SHORT PROBLEM:
Reproduce nothing except the lines between the line with "Emit a web page" and the line with "const latOutliers = [['Fals', 0.538]];", both ends included, and please leave out pictures.

INPUT FOR THIS TASK:
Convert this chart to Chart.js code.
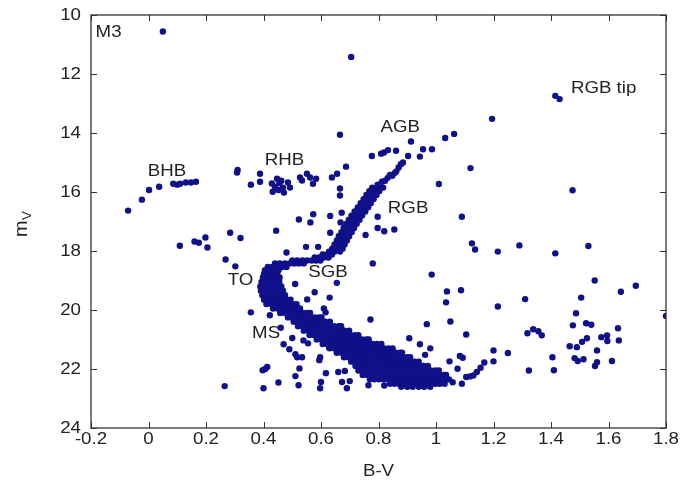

==

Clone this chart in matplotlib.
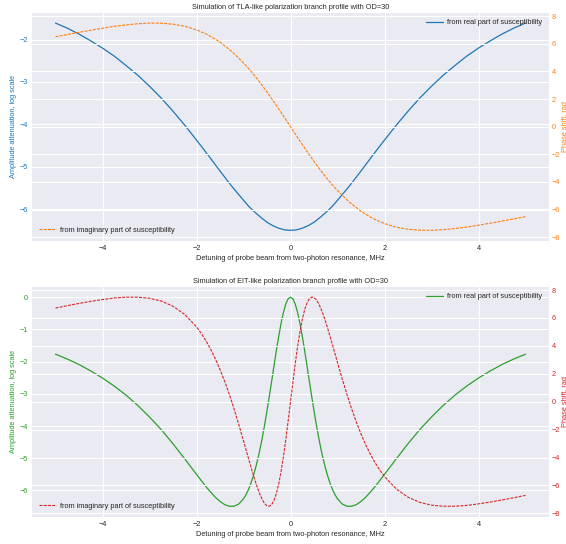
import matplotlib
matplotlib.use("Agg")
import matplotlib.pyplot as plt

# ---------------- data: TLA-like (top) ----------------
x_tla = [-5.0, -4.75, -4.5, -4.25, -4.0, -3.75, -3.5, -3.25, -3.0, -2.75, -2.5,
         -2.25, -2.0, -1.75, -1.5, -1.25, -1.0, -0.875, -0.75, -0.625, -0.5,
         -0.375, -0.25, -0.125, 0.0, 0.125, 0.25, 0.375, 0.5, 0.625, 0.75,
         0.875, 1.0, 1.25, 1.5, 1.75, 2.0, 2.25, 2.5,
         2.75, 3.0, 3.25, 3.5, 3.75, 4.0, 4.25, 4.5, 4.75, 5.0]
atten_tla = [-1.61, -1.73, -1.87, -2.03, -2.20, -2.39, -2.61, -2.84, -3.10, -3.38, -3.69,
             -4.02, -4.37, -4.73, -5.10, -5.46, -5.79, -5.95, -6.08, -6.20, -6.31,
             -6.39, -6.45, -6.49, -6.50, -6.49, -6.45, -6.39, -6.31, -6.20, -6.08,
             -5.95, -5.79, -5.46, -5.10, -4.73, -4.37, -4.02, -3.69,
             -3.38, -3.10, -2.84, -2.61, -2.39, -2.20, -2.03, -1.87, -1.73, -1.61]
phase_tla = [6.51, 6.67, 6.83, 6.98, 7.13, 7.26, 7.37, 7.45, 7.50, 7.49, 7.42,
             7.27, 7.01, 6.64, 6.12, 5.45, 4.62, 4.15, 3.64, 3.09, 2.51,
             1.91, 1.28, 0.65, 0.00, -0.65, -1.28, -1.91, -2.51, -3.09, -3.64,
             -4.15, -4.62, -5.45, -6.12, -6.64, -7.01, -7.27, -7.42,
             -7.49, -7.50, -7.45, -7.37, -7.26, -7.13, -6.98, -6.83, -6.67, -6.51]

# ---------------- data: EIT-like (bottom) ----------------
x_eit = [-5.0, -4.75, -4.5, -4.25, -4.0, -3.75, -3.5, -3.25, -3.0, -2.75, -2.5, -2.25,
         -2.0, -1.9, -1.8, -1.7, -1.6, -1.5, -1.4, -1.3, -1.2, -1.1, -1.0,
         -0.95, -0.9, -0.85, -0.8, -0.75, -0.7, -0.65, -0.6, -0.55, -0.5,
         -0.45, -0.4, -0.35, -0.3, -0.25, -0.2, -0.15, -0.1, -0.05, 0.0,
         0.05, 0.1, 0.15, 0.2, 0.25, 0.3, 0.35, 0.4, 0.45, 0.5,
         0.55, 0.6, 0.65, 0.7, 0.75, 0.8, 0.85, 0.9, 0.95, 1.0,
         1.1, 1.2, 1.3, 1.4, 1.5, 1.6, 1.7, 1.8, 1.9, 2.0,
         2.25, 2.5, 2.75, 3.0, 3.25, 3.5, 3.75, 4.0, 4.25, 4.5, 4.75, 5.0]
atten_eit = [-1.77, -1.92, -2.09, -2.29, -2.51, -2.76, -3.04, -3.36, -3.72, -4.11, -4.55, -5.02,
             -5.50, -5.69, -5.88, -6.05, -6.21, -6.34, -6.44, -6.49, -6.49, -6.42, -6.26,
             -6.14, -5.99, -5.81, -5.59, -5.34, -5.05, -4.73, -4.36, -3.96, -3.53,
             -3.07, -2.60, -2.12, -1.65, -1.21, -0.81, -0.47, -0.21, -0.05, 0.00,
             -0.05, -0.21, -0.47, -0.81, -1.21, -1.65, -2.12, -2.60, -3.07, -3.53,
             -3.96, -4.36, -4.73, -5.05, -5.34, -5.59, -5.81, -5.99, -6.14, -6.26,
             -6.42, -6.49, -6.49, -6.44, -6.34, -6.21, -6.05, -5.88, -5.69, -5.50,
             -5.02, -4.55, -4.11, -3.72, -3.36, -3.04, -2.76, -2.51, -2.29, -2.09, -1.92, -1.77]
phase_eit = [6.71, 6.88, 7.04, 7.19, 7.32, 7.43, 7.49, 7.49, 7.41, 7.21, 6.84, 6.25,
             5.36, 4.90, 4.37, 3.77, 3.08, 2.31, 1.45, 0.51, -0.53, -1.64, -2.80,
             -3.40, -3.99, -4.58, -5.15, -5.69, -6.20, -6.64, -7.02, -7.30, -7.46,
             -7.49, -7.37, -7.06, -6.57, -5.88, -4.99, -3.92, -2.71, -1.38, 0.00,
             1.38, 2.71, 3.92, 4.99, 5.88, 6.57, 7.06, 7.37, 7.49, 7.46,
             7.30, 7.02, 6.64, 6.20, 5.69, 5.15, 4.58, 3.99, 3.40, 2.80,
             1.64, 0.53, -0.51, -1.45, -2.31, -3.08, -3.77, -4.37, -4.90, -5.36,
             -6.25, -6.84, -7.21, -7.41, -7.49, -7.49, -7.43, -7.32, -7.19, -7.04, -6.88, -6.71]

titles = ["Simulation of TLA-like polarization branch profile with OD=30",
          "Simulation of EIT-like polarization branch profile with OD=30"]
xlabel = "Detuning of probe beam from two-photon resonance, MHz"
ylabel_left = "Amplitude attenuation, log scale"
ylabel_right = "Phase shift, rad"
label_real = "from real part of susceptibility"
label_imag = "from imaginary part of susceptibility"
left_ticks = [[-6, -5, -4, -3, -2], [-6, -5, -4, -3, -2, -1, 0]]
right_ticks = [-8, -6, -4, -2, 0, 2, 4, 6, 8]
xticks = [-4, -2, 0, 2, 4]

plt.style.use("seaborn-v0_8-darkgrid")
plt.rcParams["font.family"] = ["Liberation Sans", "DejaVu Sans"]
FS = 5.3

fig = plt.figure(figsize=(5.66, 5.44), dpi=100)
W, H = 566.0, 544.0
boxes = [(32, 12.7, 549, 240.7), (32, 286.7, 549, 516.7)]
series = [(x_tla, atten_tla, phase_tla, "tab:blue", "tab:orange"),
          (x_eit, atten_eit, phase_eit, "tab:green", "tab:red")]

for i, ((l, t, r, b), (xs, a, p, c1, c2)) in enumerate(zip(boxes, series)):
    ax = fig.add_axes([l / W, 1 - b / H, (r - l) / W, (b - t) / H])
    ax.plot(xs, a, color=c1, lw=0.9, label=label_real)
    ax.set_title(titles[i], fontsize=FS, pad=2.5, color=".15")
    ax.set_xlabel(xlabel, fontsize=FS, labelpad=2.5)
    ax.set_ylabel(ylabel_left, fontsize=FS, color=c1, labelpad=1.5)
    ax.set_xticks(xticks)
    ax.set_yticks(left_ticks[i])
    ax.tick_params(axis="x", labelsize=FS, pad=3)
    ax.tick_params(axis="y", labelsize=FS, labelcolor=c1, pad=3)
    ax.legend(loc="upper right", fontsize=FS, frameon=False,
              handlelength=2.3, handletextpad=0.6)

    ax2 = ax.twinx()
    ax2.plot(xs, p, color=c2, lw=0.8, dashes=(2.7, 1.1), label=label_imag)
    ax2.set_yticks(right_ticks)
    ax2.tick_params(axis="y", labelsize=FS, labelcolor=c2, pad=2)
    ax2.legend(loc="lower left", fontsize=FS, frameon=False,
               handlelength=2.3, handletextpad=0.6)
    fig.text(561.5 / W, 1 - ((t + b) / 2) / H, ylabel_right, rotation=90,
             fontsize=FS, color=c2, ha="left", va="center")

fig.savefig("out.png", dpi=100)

--

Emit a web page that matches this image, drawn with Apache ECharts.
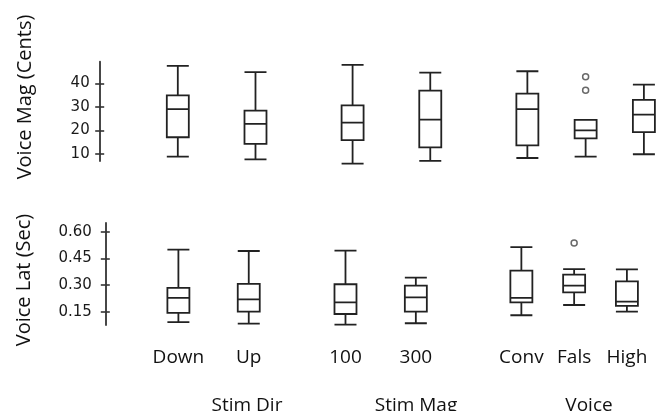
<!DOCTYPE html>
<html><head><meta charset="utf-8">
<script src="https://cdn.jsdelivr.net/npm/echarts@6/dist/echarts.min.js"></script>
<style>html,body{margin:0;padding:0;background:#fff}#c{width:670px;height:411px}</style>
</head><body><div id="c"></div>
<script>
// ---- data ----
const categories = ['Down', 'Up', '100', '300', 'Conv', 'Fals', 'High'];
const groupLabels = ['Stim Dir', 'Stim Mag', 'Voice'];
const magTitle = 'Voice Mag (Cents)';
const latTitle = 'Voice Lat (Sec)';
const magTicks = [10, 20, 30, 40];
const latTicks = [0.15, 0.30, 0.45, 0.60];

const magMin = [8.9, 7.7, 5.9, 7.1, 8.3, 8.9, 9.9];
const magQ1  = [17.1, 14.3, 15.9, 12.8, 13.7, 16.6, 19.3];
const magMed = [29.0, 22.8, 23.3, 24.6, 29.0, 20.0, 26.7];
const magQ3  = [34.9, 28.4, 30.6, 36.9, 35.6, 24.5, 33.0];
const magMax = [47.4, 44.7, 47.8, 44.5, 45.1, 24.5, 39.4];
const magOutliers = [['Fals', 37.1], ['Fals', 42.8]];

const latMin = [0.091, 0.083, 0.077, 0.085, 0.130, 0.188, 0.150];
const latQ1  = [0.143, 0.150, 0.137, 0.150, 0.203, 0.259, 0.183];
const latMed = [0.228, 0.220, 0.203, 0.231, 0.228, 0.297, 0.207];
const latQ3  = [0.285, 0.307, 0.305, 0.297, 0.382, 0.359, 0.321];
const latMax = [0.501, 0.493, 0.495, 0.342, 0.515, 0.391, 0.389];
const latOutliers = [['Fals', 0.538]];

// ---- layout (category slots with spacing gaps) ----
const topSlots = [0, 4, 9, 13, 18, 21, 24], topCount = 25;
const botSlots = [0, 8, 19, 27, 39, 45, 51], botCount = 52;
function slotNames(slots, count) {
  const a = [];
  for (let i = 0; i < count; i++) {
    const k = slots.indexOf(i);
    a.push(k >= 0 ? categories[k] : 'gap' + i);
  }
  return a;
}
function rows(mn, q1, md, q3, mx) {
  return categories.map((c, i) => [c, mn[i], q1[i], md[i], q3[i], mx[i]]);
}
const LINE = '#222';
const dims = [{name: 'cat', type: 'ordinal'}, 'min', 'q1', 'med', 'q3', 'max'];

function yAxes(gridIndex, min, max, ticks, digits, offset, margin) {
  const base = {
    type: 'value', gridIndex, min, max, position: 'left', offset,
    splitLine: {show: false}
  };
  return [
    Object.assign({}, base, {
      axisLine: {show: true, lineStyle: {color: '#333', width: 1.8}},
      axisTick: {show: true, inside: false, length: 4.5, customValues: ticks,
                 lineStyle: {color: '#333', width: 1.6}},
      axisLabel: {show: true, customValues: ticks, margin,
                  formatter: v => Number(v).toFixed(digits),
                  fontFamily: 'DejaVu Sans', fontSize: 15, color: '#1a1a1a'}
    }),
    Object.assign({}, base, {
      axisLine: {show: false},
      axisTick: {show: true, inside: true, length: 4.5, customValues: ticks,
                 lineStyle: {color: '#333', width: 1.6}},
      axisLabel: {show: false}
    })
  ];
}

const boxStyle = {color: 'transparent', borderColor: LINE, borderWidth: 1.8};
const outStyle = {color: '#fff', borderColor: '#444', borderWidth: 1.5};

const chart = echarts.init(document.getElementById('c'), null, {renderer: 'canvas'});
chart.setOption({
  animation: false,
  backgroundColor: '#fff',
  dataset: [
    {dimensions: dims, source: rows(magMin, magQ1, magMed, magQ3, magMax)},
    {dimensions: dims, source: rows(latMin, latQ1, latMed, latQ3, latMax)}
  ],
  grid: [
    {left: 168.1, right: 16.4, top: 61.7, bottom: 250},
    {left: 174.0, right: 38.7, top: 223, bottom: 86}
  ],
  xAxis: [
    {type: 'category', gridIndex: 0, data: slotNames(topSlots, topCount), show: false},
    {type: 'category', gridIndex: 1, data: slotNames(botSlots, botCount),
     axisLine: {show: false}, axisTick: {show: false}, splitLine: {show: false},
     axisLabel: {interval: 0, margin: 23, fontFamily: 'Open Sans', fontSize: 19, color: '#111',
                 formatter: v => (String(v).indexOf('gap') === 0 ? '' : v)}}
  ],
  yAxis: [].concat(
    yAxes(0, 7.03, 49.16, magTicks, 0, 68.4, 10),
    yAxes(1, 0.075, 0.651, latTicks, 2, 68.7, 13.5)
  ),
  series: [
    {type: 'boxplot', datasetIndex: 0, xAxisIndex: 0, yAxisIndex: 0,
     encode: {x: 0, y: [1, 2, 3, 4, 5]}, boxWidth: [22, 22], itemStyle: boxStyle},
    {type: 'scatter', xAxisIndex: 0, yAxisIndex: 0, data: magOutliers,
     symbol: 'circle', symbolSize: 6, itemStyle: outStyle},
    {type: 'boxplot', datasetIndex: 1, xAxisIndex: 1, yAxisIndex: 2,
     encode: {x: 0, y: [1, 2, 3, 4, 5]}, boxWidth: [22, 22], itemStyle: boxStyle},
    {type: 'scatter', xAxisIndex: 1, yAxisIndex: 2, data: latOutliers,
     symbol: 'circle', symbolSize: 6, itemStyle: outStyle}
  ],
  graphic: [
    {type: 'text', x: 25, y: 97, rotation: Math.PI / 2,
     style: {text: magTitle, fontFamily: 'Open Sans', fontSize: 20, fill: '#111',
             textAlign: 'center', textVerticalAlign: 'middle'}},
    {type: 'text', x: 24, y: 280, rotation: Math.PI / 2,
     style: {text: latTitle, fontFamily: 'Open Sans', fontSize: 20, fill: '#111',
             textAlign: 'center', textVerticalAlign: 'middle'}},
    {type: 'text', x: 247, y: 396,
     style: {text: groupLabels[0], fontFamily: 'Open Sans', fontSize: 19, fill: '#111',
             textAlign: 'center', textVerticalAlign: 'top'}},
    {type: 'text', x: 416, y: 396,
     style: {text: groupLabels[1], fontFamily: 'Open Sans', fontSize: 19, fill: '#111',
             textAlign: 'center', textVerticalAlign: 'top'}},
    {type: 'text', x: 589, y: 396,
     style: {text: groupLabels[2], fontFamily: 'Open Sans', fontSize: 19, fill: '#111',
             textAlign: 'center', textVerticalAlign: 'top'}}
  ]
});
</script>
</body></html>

SOLUTION TO THE EXERCISE:
Emit a web page that matches this image, drawn with Apache ECharts.
<!DOCTYPE html>
<html><head><meta charset="utf-8">
<script src="https://cdn.jsdelivr.net/npm/echarts@6/dist/echarts.min.js"></script>
<style>html,body{margin:0;padding:0;background:#fff}#c{width:670px;height:411px}</style>
</head><body><div id="c"></div>
<script>
// ---- data ----
const categories = ['Down', 'Up', '100', '300', 'Conv', 'Fals', 'High'];
const groupLabels = ['Stim Dir', 'Stim Mag', 'Voice'];
const magTitle = 'Voice Mag (Cents)';
const latTitle = 'Voice Lat (Sec)';
const magTicks = [10, 20, 30, 40];
const latTicks = [0.15, 0.30, 0.45, 0.60];

const magMin = [8.9, 7.7, 5.9, 7.1, 8.3, 8.9, 9.9];
const magQ1  = [17.1, 14.3, 15.9, 12.8, 13.7, 16.6, 19.3];
const magMed = [29.0, 22.8, 23.3, 24.6, 29.0, 20.0, 26.7];
const magQ3  = [34.9, 28.4, 30.6, 36.9, 35.6, 24.5, 33.0];
const magMax = [47.4, 44.7, 47.8, 44.5, 45.1, 24.5, 39.4];
const magOutliers = [['Fals', 37.1], ['Fals', 42.8]];

const latMin = [0.091, 0.083, 0.077, 0.085, 0.130, 0.188, 0.150];
const latQ1  = [0.143, 0.150, 0.137, 0.150, 0.203, 0.259, 0.183];
const latMed = [0.228, 0.220, 0.203, 0.231, 0.228, 0.297, 0.207];
const latQ3  = [0.285, 0.307, 0.305, 0.297, 0.382, 0.359, 0.321];
const latMax = [0.501, 0.493, 0.495, 0.342, 0.515, 0.391, 0.389];
const latOutliers = [['Fals', 0.538]];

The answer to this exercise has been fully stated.